- TASK DIRECTIONS
Write out every line of the material as it stands, apart from the pictures.

- DATA

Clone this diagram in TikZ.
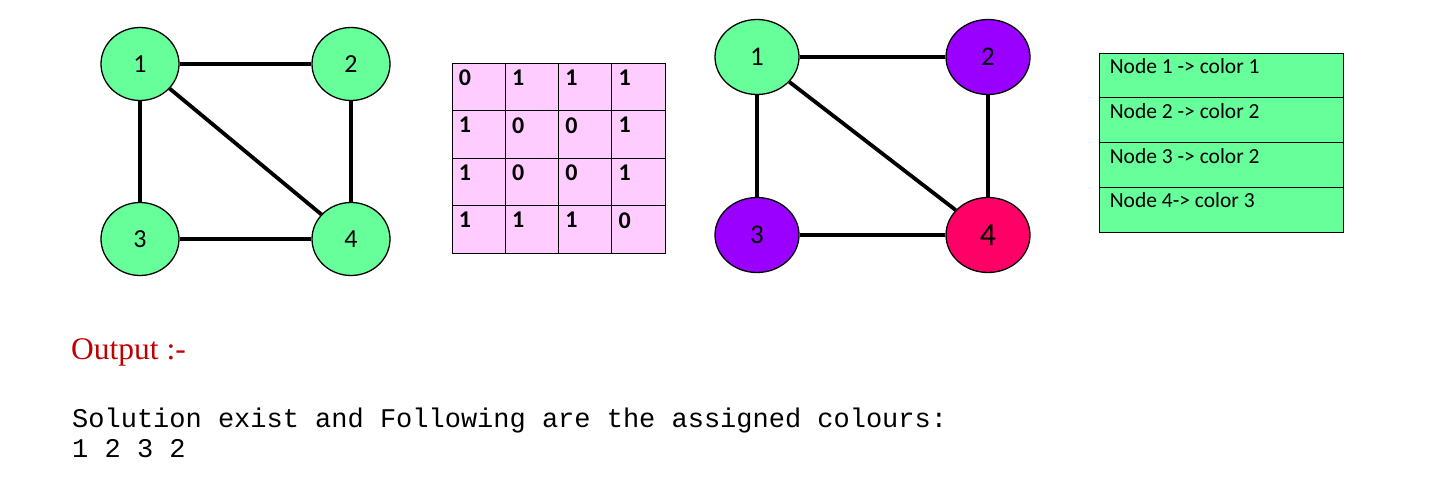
\documentclass[tikz,border=0pt]{standalone}
\usepackage{fontspec}
\setmainfont{Liberation Serif}
\setmonofont{Liberation Mono}
\newfontfamily\calib{Carlito}
\usetikzlibrary{shapes.geometric}
\definecolor{ngreen}{HTML}{66FF99}
\definecolor{npurple}{HTML}{9900FF}
\definecolor{nred}{HTML}{FF0066}
\definecolor{mpink}{HTML}{FFCCFF}
\definecolor{outred}{HTML}{C00000}
\tikzset{
  gnode/.style={ellipse, draw=black, line width=1.3pt, inner sep=0pt,
    minimum width=78pt, minimum height=73pt, font=\calib\fontsize{26}{26}\selectfont},
  hnode/.style={gnode, minimum width=84pt, minimum height=75pt, font=\calib\fontsize{27}{27}\selectfont},
  edge/.style={line width=3.8pt},
  cell/.style={rectangle, draw=black, line width=0.8pt, fill=mpink, inner sep=0pt,
    minimum width=53.25pt, minimum height=47.5pt},
  digit/.style={anchor=north west, inner sep=0pt, font=\calib\bfseries\fontsize{24}{24}\selectfont},
  trow/.style={rectangle, draw=black, line width=0.8pt, fill=ngreen, inner sep=0pt,
    minimum width=244pt, minimum height=44.75pt},
  ttext/.style={anchor=north west, inner sep=0pt, font=\calib\fontsize{21.5}{21.5}\selectfont}
}
\begin{document}
\begin{tikzpicture}[x=1pt,y=-1pt]
\useasboundingbox[fill=white] (0,0) rectangle (1439,481);
% graph 1
\node[gnode, fill=ngreen] (a1) at (140,64) {1};
\node[gnode, fill=ngreen] (a2) at (351,64) {2};
\node[gnode, fill=ngreen] (a3) at (140,239) {3};
\node[gnode, fill=ngreen] (a4) at (351,239) {4};
\draw[edge] (a1) -- (a2);
\draw[edge] (a1) -- (a3);
\draw[edge] (a2) -- (a4);
\draw[edge] (a3) -- (a4);
\draw[edge] (a1) -- (a4);
% adjacency matrix
\foreach \v [count=\i from 0] in {0,1,1,1,1,0,0,1,1,0,0,1,1,1,1,0} {
  \pgfmathtruncatemacro\r{int(\i/4)}
  \pgfmathtruncatemacro\c{mod(\i,4)}
  \node[cell, label={[digit, xshift=7pt, yshift=-7pt]north west:\v}] (m\i)
    at ({452+53.25*\c+26.625},{63+47.5*\r+23.75}) {};
}
% graph 2
\node[hnode, fill=ngreen] (b1) at (757,57) {1};
\node[hnode, fill=npurple] (b2) at (988,57) {2};
\node[hnode, fill=npurple] (b3) at (757,235) {3};
\node[hnode, fill=nred, font=\calib\fontsize{32}{32}\selectfont] (b4) at (988,235) {4};
\draw[edge] (b1) -- (b2);
\draw[edge] (b1) -- (b3);
\draw[edge] (b2) -- (b4);
\draw[edge] (b3) -- (b4);
\draw[edge] (b1) -- (b4);
% colour table
\foreach \t [count=\i from 0] in {Node 1 -> color 1, Node 2 -> color 2, Node 3 -> color 2, Node 4-> color 3} {
  \node[trow, label={[ttext, xshift=11pt, yshift=-6pt]north west:\t}] (t\i)
    at (1221,{53+44.75*\i+22.375}) {};
}
% output text
\node[anchor=base west, inner sep=0pt, text=outred, font=\fontsize{31.5}{31.5}\selectfont] (out) at (71,359) {Output :-};
\node[anchor=base west, inner sep=0pt, font=\ttfamily\fontsize{27}{30}\selectfont] (sol) at (72,427) {Solution exist and Following are the assigned colours:};
\node[anchor=base west, inner sep=0pt, font=\ttfamily\fontsize{27}{30}\selectfont] (res) at (72,457) {1 2 3 2};
\end{tikzpicture}
\end{document}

- RESPONSE FOR THIS EXERCISE
Clone this diagram in TikZ.
\documentclass[tikz,border=0pt]{standalone}
\usepackage{fontspec}
\setmainfont{Liberation Serif}
\setmonofont{Liberation Mono}
\newfontfamily\calib{Carlito}
\usetikzlibrary{shapes.geometric}
\definecolor{ngreen}{HTML}{66FF99}
\definecolor{npurple}{HTML}{9900FF}
\definecolor{nred}{HTML}{FF0066}
\definecolor{mpink}{HTML}{FFCCFF}
\definecolor{outred}{HTML}{C00000}
\tikzset{
  gnode/.style={ellipse, draw=black, line width=1.3pt, inner sep=0pt,
    minimum width=78pt, minimum height=73pt, font=\calib\fontsize{26}{26}\selectfont},
  hnode/.style={gnode, minimum width=84pt, minimum height=75pt, font=\calib\fontsize{27}{27}\selectfont},
  edge/.style={line width=3.8pt},
  cell/.style={rectangle, draw=black, line width=0.8pt, fill=mpink, inner sep=0pt,
    minimum width=53.25pt, minimum height=47.5pt},
  digit/.style={anchor=north west, inner sep=0pt, font=\calib\bfseries\fontsize{24}{24}\selectfont},
  trow/.style={rectangle, draw=black, line width=0.8pt, fill=ngreen, inner sep=0pt,
    minimum width=244pt, minimum height=44.75pt},
  ttext/.style={anchor=north west, inner sep=0pt, font=\calib\fontsize{21.5}{21.5}\selectfont}
}
\begin{document}
\begin{tikzpicture}[x=1pt,y=-1pt]
\useasboundingbox[fill=white] (0,0) rectangle (1439,481);
% graph 1
\node[gnode, fill=ngreen] (a1) at (140,64) {1};
\node[gnode, fill=ngreen] (a2) at (351,64) {2};
\node[gnode, fill=ngreen] (a3) at (140,239) {3};
\node[gnode, fill=ngreen] (a4) at (351,239) {4};
\draw[edge] (a1) -- (a2);
\draw[edge] (a1) -- (a3);
\draw[edge] (a2) -- (a4);
\draw[edge] (a3) -- (a4);
\draw[edge] (a1) -- (a4);
% adjacency matrix
\foreach \v [count=\i from 0] in {0,1,1,1,1,0,0,1,1,0,0,1,1,1,1,0} {
  \pgfmathtruncatemacro\r{int(\i/4)}
  \pgfmathtruncatemacro\c{mod(\i,4)}
  \node[cell, label={[digit, xshift=7pt, yshift=-7pt]north west:\v}] (m\i)
    at ({452+53.25*\c+26.625},{63+47.5*\r+23.75}) {};
}
% graph 2
\node[hnode, fill=ngreen] (b1) at (757,57) {1};
\node[hnode, fill=npurple] (b2) at (988,57) {2};
\node[hnode, fill=npurple] (b3) at (757,235) {3};
\node[hnode, fill=nred, font=\calib\fontsize{32}{32}\selectfont] (b4) at (988,235) {4};
\draw[edge] (b1) -- (b2);
\draw[edge] (b1) -- (b3);
\draw[edge] (b2) -- (b4);
\draw[edge] (b3) -- (b4);
\draw[edge] (b1) -- (b4);
% colour table
\foreach \t [count=\i from 0] in {Node 1 -> color 1, Node 2 -> color 2, Node 3 -> color 2, Node 4-> color 3} {
  \node[trow, label={[ttext, xshift=11pt, yshift=-6pt]north west:\t}] (t\i)
    at (1221,{53+44.75*\i+22.375}) {};
}
% output text
\node[anchor=base west, inner sep=0pt, text=outred, font=\fontsize{31.5}{31.5}\selectfont] (out) at (71,359) {Output :-};
\node[anchor=base west, inner sep=0pt, font=\ttfamily\fontsize{27}{30}\selectfont] (sol) at (72,427) {Solution exist and Following are the assigned colours:};
\node[anchor=base west, inner sep=0pt, font=\ttfamily\fontsize{27}{30}\selectfont] (res) at (72,457) {1 2 3 2};
\end{tikzpicture}
\end{document}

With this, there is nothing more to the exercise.